BIM40095 - Receipts: general: foreign exchange gains and losses
Businesses that prepare accounts under International Financial Reporting Standards (BIM31025) will recognise and measure foreign exchange gains or losses in accordance with IAS 21. Businesses using UK GAAP may have adopted FRS 23 (Effect of Changes in Foreign Exchange Rates). Many enterprises, however, continue to use SSAP20: Foreign currency translations. the older accounting standard that deals with exchange translation adjustments.
Companies
Exchange gains or losses shown in company accounts will generally arise on financial assets or liabilities. Their tax treatment will depend on the asset or liability involved.

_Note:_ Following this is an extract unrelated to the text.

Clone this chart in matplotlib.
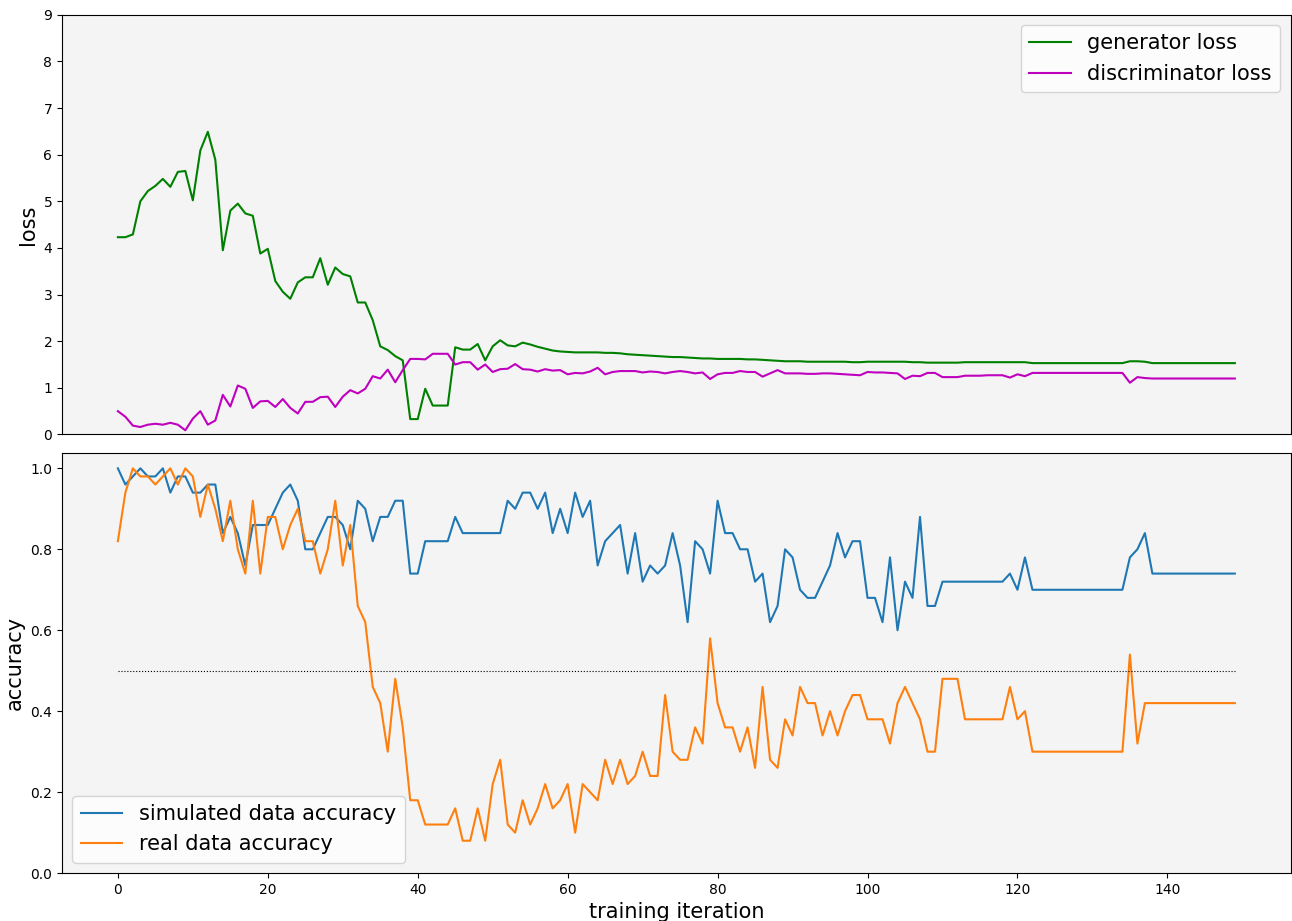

Exchange differences that arise on loans, deposits or debts (including trade debts, and foreign currency held as coins or notes) are dealt with under the loan relationships rules (CTA09/PART5). Full guidance on these rules is in the Corporate Finance Manual (CFM).
Non-corporates
There is no specific legislation that applies to exchange gains or losses shown in the accounts of non-corporates. The general principles for computing trading profits will apply. In particular, it will be necessary to consider whether the exchange differences arise on capital or revenue account..
A full description of the treatment of foreign exchange gains and losses is in BIM39500 onwards. There is also a Statement of Practice, SP2/02, that sets out HMRC practice with regard to the exchange gains and losses of unincorporated businesses.